[SHORT EXERCISE] Nothing outside the range is to be copied. From the entries below, reproduce exactly the lines starting at the one with "Reproduce this chart" and ending at the one with "from matplotlib.ticker import", without pictures.

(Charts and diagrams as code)
___

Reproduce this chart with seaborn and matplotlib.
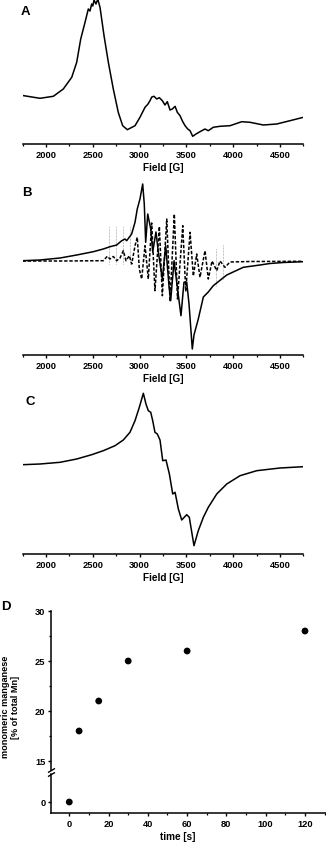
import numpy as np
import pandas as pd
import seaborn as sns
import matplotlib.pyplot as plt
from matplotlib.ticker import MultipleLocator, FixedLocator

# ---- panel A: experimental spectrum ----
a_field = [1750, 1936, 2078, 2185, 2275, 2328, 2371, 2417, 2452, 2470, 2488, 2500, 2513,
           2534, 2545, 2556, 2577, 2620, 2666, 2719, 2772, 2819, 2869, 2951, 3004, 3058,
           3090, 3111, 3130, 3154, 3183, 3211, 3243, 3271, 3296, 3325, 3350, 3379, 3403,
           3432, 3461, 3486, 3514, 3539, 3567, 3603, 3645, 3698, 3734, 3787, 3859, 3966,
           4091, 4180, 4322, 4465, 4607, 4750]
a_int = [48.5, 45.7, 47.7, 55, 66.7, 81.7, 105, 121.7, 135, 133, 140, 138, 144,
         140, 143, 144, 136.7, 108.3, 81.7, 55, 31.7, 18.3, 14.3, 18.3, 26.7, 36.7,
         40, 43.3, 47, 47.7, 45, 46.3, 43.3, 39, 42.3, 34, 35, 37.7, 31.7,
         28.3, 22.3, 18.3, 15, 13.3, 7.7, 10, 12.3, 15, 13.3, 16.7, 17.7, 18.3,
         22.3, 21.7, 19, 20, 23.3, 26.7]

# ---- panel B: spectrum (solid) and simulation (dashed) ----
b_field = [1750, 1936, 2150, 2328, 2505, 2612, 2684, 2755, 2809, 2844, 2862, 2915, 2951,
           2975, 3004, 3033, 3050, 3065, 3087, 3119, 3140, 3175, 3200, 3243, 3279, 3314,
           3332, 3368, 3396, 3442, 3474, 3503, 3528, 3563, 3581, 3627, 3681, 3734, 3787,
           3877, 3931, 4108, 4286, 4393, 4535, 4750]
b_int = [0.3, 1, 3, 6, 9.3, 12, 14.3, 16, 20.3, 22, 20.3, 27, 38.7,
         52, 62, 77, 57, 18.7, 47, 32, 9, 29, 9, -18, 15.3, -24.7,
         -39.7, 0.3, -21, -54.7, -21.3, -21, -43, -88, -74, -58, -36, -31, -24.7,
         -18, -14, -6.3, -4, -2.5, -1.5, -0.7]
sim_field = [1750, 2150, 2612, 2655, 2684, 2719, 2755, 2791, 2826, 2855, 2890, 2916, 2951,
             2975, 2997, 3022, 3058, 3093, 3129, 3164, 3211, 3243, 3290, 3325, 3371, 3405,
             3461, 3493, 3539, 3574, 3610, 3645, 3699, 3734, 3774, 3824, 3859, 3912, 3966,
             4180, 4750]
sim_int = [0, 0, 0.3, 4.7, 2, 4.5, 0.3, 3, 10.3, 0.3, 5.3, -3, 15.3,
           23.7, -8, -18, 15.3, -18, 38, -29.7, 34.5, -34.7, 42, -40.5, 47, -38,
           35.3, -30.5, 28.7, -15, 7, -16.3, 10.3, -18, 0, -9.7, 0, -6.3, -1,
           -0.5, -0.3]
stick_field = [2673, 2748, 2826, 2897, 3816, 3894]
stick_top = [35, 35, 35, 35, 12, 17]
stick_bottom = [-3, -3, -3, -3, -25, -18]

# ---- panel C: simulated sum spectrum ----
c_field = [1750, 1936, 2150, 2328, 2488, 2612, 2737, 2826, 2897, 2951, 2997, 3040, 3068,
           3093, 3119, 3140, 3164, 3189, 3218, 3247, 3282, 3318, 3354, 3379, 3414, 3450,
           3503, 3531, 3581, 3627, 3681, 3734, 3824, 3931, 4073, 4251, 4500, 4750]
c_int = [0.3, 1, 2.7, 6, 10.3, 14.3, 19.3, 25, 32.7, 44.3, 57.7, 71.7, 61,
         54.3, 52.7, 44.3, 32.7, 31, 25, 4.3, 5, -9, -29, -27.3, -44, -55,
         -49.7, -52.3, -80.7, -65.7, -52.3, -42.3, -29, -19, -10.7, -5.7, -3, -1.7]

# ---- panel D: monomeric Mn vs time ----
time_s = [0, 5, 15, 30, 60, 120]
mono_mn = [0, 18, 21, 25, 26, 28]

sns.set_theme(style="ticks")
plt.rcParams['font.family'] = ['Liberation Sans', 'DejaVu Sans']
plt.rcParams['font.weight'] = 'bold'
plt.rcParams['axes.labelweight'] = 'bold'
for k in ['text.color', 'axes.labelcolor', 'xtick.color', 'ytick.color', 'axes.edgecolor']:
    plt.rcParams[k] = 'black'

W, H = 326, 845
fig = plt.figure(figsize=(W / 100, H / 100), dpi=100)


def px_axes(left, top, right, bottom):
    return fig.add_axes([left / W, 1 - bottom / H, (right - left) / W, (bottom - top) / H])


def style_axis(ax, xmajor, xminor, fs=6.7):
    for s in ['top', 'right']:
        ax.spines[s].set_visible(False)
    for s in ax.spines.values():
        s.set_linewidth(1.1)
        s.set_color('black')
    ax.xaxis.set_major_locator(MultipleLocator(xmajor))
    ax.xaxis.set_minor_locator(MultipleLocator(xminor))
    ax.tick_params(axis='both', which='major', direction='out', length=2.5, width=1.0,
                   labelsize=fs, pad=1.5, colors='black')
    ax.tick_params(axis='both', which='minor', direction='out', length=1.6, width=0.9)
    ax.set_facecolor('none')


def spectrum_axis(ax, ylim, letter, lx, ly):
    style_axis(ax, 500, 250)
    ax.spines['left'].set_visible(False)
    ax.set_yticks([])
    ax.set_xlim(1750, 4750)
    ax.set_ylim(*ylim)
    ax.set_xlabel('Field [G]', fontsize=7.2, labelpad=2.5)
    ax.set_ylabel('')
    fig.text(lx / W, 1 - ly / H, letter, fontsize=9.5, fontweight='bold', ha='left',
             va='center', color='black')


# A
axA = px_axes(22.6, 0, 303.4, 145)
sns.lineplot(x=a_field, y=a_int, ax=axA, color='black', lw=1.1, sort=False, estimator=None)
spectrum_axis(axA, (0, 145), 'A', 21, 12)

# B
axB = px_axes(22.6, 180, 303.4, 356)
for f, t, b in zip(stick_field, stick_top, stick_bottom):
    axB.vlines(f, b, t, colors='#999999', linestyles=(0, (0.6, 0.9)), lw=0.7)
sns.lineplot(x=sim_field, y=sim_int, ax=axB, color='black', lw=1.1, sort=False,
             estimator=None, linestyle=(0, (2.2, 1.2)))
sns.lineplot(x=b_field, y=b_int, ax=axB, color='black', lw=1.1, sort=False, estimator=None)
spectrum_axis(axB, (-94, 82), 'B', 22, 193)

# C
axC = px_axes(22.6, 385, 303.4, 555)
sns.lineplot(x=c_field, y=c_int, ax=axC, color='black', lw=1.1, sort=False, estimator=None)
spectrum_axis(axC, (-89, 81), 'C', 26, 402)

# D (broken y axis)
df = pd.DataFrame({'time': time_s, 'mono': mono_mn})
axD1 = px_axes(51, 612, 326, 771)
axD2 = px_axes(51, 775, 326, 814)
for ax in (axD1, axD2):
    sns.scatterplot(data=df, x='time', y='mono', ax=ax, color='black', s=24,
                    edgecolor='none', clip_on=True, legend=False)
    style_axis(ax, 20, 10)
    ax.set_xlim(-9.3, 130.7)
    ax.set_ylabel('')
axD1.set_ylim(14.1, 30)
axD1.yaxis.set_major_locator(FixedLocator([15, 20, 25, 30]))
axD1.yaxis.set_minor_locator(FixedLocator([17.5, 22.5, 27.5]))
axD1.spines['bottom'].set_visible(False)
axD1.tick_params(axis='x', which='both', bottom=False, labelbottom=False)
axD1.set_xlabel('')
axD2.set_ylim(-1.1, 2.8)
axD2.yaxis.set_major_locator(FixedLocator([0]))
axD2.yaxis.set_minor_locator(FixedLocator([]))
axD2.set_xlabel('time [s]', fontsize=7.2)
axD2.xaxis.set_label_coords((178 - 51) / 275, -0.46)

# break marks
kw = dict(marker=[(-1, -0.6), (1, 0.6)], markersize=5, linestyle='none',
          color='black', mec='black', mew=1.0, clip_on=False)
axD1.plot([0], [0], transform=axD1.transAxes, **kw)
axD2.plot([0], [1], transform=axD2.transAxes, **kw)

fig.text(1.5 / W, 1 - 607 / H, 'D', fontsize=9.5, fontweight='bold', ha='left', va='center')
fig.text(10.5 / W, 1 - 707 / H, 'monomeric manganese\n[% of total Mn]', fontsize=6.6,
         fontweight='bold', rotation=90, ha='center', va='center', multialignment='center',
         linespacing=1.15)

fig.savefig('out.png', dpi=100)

___

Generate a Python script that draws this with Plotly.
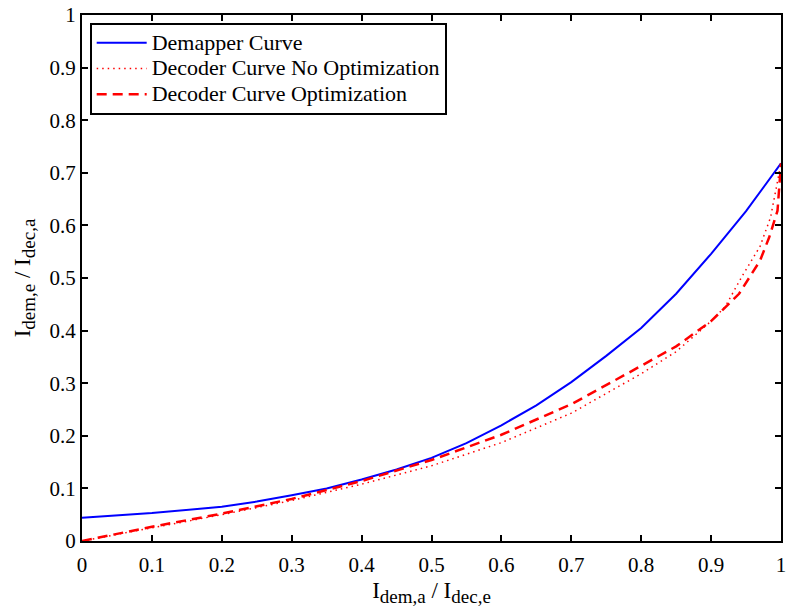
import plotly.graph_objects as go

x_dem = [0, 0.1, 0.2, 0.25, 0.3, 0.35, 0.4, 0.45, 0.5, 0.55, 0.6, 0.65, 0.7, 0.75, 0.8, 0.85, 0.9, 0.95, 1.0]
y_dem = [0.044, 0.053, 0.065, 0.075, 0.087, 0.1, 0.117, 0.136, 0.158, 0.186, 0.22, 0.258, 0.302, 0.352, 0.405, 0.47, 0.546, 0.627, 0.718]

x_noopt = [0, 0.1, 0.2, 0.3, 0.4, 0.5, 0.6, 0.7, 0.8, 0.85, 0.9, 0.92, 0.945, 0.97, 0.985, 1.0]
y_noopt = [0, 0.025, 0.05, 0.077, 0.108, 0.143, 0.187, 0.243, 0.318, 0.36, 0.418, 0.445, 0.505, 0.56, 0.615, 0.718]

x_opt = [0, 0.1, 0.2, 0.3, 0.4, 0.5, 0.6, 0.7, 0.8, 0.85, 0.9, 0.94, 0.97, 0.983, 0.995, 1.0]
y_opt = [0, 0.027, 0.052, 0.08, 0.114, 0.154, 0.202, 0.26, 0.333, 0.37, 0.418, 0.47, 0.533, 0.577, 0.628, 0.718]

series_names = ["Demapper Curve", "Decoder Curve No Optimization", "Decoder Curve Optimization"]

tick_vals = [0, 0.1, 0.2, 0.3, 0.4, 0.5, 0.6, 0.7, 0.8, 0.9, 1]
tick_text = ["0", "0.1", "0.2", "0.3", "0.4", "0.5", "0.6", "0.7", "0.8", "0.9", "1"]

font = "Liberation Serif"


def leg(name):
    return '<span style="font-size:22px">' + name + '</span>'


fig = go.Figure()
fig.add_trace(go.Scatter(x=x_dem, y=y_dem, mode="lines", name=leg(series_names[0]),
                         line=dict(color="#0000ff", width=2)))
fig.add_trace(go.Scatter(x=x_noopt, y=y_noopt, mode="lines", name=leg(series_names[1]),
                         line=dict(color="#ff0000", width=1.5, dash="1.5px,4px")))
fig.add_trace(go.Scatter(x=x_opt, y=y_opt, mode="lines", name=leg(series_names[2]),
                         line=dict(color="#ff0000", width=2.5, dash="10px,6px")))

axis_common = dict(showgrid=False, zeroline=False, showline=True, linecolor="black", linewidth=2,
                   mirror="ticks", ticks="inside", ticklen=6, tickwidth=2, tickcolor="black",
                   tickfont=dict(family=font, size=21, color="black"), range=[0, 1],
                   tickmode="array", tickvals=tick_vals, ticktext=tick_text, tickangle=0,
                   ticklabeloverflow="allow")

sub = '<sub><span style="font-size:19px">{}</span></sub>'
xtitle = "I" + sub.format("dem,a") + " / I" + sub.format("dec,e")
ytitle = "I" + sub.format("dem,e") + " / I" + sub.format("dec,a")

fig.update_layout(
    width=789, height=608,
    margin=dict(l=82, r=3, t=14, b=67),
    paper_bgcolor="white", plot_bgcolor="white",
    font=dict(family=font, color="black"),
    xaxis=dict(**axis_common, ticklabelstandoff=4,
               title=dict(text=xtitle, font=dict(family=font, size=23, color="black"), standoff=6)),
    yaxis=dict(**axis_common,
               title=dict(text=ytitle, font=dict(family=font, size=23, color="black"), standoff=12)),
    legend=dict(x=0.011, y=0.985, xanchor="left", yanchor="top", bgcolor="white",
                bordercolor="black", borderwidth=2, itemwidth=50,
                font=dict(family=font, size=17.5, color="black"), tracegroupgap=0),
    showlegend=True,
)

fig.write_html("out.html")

___

[WRITTEN SOLUTION]
Reproduce this chart with seaborn and matplotlib.
import numpy as np
import pandas as pd
import seaborn as sns
import matplotlib.pyplot as plt
from matplotlib.ticker import MultipleLocator, FixedLocator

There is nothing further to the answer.